**Information provided**
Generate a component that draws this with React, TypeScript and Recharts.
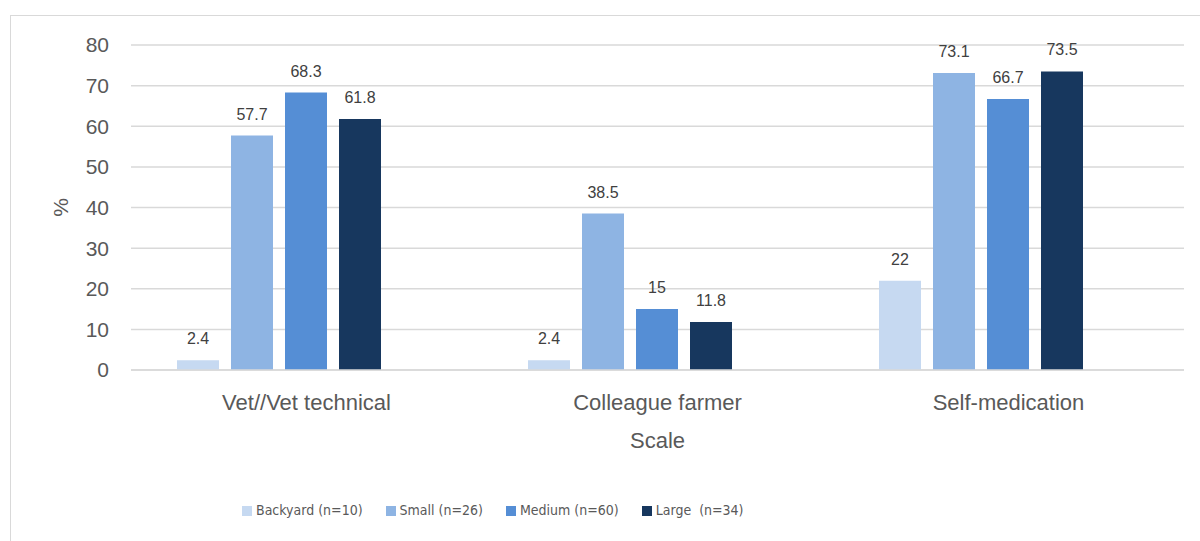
import React from 'react';
import {
  BarChart,
  Bar,
  XAxis,
  YAxis,
  CartesianGrid,
  Legend,
  LabelList,
} from 'recharts';

const categories = ['Vet//Vet technical', 'Colleague farmer', 'Self-medication'];
const backyard = [2.4, 2.4, 22];
const small = [57.7, 38.5, 73.1];
const medium = [68.3, 15, 66.7];
const large = [61.8, 11.8, 73.5];
const yTicks = [0, 10, 20, 30, 40, 50, 60, 70, 80];

const seriesNames = {
  backyard: 'Backyard (n=10)',
  small: 'Small (n=26)',
  medium: 'Medium (n=60)',
  large: 'Large  (n=34)',
};
const seriesOrder = ['backyard', 'small', 'medium', 'large'];

const data = categories.map((name, i) => ({
  name,
  backyard: backyard[i],
  small: small[i],
  medium: medium[i],
  large: large[i],
}));

const FONT = '"Liberation Sans", Arial, sans-serif';
const NARROW = '"DejaVu Sans Condensed", "Liberation Sans", sans-serif';
const TEXT = '#595959';

export default function App() {
  return (
    <div
      style={{
        position: 'absolute',
        left: 0,
        top: 0,
        width: 1200,
        height: 541,
        overflow: 'hidden',
        background: '#fff',
        fontFamily: FONT,
      }}
    >
      {/* chart frame, cut off at the right and bottom like the source */}
      <div
        style={{
          position: 'absolute',
          left: 10,
          top: 15,
          width: 1400,
          height: 800,
          border: '1px solid #d9d9d9',
        }}
      />
      <div style={{ position: 'absolute', left: 0, top: 0 }}>
        <BarChart
          width={1200}
          height={541}
          data={data}
          margin={{ top: 45, right: 16, left: 0, bottom: 22 }}
          barCategoryGap={46}
          barGap={12}
        >
          <CartesianGrid vertical={false} stroke="#d9d9d9" strokeWidth={1.5} />
          <XAxis
            dataKey="name"
            height={132}
            axisLine={{ stroke: '#d9d9d9', strokeWidth: 1.5 }}
            tickLine={false}
            tickMargin={18}
            tick={{ fill: TEXT, fontSize: 22, fontFamily: FONT }}
            label={{
              value: 'Scale',
              position: 'insideBottom',
              offset: 54,
              style: { fill: TEXT, fontSize: 22, fontFamily: FONT },
            }}
          />
          <YAxis
            width={131}
            domain={[0, 80]}
            ticks={yTicks}
            axisLine={false}
            tickLine={false}
            tickMargin={16}
            tick={{ fill: TEXT, fontSize: 21, fontFamily: FONT }}
            label={{
              value: '%',
              angle: -90,
              position: 'insideLeft',
              offset: 61,
              style: { textAnchor: 'middle', fill: TEXT, fontSize: 21, fontFamily: FONT },
            }}
          />
          <Legend
            verticalAlign="bottom"
            align="left"
            iconType="square"
            iconSize={10}
            itemSorter={(item: any) => seriesOrder.indexOf(String(item.dataKey))}
            wrapperStyle={{ left: 242, width: 'auto', fontSize: 14, fontFamily: NARROW, lineHeight: '17px' }}
            formatter={(value: string) => (
              <span style={{ color: TEXT, whiteSpace: 'pre', marginRight: 13 }}>{value}</span>
            )}
          />
          <Bar dataKey="backyard" name={seriesNames.backyard} fill="#C6D9F1" isAnimationActive={false}>
            <LabelList dataKey="backyard" position="top" offset={16} fill="#404040" fontSize={16} fontFamily={FONT} />
          </Bar>
          <Bar dataKey="small" name={seriesNames.small} fill="#8EB4E3" isAnimationActive={false}>
            <LabelList dataKey="small" position="top" offset={16} fill="#404040" fontSize={16} fontFamily={FONT} />
          </Bar>
          <Bar dataKey="medium" name={seriesNames.medium} fill="#558ED5" isAnimationActive={false}>
            <LabelList dataKey="medium" position="top" offset={16} fill="#404040" fontSize={16} fontFamily={FONT} />
          </Bar>
          <Bar dataKey="large" name={seriesNames.large} fill="#17375E" isAnimationActive={false}>
            <LabelList dataKey="large" position="top" offset={16} fill="#404040" fontSize={16} fontFamily={FONT} />
          </Bar>
          {/* empty fifth slot: the source leaves room for one more series in each group */}
          <Bar dataKey="spacer" legendType="none" fill="none" isAnimationActive={false} />
        </BarChart>
      </div>
    </div>
  );
}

**Stated exercise**
Look at the listing and set down only the lines from its start through the line with "const TEXT = '#595959';", word for word and without pictures.

**Solution for this problem**
Generate a component that draws this with React, TypeScript and Recharts.
import React from 'react';
import {
  BarChart,
  Bar,
  XAxis,
  YAxis,
  CartesianGrid,
  Legend,
  LabelList,
} from 'recharts';

const categories = ['Vet//Vet technical', 'Colleague farmer', 'Self-medication'];
const backyard = [2.4, 2.4, 22];
const small = [57.7, 38.5, 73.1];
const medium = [68.3, 15, 66.7];
const large = [61.8, 11.8, 73.5];
const yTicks = [0, 10, 20, 30, 40, 50, 60, 70, 80];

const seriesNames = {
  backyard: 'Backyard (n=10)',
  small: 'Small (n=26)',
  medium: 'Medium (n=60)',
  large: 'Large  (n=34)',
};
const seriesOrder = ['backyard', 'small', 'medium', 'large'];

const data = categories.map((name, i) => ({
  name,
  backyard: backyard[i],
  small: small[i],
  medium: medium[i],
  large: large[i],
}));

const FONT = '"Liberation Sans", Arial, sans-serif';
const NARROW = '"DejaVu Sans Condensed", "Liberation Sans", sans-serif';
const TEXT = '#595959';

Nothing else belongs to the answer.